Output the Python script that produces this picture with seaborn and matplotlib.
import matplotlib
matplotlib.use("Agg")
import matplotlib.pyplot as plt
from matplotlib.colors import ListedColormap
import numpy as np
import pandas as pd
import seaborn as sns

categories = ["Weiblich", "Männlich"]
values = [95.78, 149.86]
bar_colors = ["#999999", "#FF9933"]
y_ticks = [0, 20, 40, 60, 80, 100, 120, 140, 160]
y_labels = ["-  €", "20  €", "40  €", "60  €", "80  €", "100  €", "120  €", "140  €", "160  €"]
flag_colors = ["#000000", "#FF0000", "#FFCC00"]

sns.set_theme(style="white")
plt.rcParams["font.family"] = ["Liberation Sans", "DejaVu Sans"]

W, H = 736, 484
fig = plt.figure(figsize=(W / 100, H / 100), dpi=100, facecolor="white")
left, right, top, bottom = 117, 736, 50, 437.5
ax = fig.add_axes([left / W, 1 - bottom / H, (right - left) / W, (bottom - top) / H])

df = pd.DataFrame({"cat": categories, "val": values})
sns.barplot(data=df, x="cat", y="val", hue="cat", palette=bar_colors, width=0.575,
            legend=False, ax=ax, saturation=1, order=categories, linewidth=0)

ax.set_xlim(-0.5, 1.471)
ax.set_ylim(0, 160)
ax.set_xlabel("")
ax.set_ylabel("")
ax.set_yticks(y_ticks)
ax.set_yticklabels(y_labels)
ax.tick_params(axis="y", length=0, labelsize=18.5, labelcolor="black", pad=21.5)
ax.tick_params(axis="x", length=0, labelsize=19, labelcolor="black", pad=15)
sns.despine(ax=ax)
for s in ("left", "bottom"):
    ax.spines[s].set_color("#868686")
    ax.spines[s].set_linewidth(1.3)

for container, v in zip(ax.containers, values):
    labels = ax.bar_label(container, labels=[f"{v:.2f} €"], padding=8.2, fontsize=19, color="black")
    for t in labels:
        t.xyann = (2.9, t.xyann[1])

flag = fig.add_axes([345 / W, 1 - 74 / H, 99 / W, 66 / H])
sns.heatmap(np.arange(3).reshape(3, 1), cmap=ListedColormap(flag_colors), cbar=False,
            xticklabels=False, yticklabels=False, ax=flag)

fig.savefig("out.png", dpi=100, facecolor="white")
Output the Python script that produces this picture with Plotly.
----------
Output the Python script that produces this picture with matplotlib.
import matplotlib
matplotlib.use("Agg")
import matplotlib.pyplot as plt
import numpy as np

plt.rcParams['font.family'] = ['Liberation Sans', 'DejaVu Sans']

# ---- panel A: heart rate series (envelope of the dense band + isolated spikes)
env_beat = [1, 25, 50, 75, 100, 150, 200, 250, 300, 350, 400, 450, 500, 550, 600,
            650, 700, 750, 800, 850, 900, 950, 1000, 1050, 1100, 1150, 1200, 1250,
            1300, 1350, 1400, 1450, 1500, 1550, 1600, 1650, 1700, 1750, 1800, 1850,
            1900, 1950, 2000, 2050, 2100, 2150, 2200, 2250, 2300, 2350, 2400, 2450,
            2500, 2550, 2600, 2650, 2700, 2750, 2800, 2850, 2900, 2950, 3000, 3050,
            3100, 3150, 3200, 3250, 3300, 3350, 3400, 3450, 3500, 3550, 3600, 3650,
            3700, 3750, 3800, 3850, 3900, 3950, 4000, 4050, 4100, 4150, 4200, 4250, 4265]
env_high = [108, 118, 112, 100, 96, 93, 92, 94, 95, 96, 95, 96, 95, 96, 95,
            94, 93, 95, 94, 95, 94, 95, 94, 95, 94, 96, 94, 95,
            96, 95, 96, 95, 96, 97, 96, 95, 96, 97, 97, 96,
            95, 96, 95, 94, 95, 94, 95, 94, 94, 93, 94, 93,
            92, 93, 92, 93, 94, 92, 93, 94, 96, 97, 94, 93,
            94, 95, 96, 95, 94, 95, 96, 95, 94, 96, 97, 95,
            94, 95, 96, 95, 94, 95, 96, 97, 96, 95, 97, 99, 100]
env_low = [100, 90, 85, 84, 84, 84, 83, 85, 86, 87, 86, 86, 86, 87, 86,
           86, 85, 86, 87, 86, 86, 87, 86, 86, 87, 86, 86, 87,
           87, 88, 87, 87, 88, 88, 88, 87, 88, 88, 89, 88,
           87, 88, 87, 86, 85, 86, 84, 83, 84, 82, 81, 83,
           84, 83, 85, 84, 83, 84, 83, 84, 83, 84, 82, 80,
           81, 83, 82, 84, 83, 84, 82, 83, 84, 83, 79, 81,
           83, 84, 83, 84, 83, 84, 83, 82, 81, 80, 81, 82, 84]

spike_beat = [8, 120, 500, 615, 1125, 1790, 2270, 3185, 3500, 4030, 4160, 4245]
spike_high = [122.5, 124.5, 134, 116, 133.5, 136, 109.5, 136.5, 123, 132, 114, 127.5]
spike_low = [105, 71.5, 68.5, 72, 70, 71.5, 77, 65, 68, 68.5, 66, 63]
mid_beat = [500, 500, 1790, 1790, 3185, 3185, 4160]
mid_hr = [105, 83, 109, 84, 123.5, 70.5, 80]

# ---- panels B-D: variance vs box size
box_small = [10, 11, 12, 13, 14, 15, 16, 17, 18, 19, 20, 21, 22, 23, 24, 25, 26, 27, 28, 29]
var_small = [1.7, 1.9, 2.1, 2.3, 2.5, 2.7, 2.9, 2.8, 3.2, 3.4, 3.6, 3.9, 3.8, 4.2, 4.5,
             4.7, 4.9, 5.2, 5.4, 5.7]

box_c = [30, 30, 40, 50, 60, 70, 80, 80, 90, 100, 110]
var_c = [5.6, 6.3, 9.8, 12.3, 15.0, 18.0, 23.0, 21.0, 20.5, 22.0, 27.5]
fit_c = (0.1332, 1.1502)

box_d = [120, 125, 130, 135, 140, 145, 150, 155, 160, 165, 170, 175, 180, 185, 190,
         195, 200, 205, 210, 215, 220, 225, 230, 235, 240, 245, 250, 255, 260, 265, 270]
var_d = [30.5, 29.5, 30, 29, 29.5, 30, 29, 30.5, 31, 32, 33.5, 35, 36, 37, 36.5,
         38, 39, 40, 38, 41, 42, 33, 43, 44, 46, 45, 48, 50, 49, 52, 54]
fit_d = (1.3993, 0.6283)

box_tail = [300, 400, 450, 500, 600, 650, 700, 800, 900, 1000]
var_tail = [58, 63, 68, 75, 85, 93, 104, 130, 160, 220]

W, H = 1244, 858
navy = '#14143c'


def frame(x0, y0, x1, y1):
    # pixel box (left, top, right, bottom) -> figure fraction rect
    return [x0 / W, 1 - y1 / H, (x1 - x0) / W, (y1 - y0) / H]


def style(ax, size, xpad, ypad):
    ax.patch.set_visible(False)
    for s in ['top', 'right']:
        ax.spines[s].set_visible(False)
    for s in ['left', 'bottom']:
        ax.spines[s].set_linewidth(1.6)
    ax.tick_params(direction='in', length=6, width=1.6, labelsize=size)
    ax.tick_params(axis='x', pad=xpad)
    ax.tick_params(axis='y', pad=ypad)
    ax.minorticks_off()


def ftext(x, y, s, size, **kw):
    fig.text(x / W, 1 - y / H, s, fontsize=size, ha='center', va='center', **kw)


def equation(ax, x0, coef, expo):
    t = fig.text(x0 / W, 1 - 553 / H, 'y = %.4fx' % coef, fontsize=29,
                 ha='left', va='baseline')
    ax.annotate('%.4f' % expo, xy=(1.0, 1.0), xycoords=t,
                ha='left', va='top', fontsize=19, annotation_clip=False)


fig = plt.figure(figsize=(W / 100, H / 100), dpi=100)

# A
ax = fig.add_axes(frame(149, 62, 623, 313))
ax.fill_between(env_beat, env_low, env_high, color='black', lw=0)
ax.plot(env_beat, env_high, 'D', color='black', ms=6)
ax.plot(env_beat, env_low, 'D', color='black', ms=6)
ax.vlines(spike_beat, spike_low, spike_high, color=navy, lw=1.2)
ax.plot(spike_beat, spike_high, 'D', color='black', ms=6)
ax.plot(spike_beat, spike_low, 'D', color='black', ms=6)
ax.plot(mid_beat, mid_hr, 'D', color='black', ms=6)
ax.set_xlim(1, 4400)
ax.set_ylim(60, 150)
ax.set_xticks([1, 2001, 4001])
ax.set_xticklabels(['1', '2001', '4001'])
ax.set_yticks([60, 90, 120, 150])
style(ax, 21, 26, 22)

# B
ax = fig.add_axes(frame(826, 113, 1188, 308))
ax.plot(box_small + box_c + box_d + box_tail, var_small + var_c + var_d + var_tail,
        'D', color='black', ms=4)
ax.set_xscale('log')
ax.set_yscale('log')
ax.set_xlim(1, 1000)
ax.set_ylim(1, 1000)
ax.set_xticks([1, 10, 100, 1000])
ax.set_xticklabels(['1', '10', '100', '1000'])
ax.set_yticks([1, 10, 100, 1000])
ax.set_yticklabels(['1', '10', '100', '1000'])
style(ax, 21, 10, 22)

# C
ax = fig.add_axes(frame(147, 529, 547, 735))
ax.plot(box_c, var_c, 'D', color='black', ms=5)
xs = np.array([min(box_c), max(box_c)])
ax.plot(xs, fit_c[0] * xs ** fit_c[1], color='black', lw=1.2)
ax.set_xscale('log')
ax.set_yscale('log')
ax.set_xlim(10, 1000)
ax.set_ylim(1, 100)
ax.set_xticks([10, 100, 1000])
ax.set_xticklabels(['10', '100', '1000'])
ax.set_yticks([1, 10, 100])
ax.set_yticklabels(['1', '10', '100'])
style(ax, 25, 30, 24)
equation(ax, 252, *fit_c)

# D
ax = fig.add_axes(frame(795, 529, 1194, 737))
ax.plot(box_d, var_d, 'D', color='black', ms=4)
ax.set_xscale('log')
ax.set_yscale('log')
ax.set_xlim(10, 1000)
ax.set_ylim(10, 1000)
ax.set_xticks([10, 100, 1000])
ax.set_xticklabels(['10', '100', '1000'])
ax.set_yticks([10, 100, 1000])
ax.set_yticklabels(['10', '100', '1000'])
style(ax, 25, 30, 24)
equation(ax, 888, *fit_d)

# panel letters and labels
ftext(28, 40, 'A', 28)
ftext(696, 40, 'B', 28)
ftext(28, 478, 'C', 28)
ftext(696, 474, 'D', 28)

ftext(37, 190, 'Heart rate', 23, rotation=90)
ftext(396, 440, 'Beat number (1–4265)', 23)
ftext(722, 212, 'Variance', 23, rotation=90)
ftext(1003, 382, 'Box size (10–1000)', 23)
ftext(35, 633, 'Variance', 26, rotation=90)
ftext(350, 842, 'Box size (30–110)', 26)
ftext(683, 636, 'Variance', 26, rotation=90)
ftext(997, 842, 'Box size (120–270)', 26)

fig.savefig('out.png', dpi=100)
----------
**GIVEN EXERCISE**:
Within the listing above, the range opens at the line with "Output the Python script that produces this picture with seaborn" and closes at the line with "ax = fig.add_axes([left". Reproduce exactly the lines of that range, including both ends.

**EXERCISE RESULT**:
Output the Python script that produces this picture with seaborn and matplotlib.
import matplotlib
matplotlib.use("Agg")
import matplotlib.pyplot as plt
from matplotlib.colors import ListedColormap
import numpy as np
import pandas as pd
import seaborn as sns

categories = ["Weiblich", "Männlich"]
values = [95.78, 149.86]
bar_colors = ["#999999", "#FF9933"]
y_ticks = [0, 20, 40, 60, 80, 100, 120, 140, 160]
y_labels = ["-  €", "20  €", "40  €", "60  €", "80  €", "100  €", "120  €", "140  €", "160  €"]
flag_colors = ["#000000", "#FF0000", "#FFCC00"]

sns.set_theme(style="white")
plt.rcParams["font.family"] = ["Liberation Sans", "DejaVu Sans"]

W, H = 736, 484
fig = plt.figure(figsize=(W / 100, H / 100), dpi=100, facecolor="white")
left, right, top, bottom = 117, 736, 50, 437.5
ax = fig.add_axes([left / W, 1 - bottom / H, (right - left) / W, (bottom - top) / H])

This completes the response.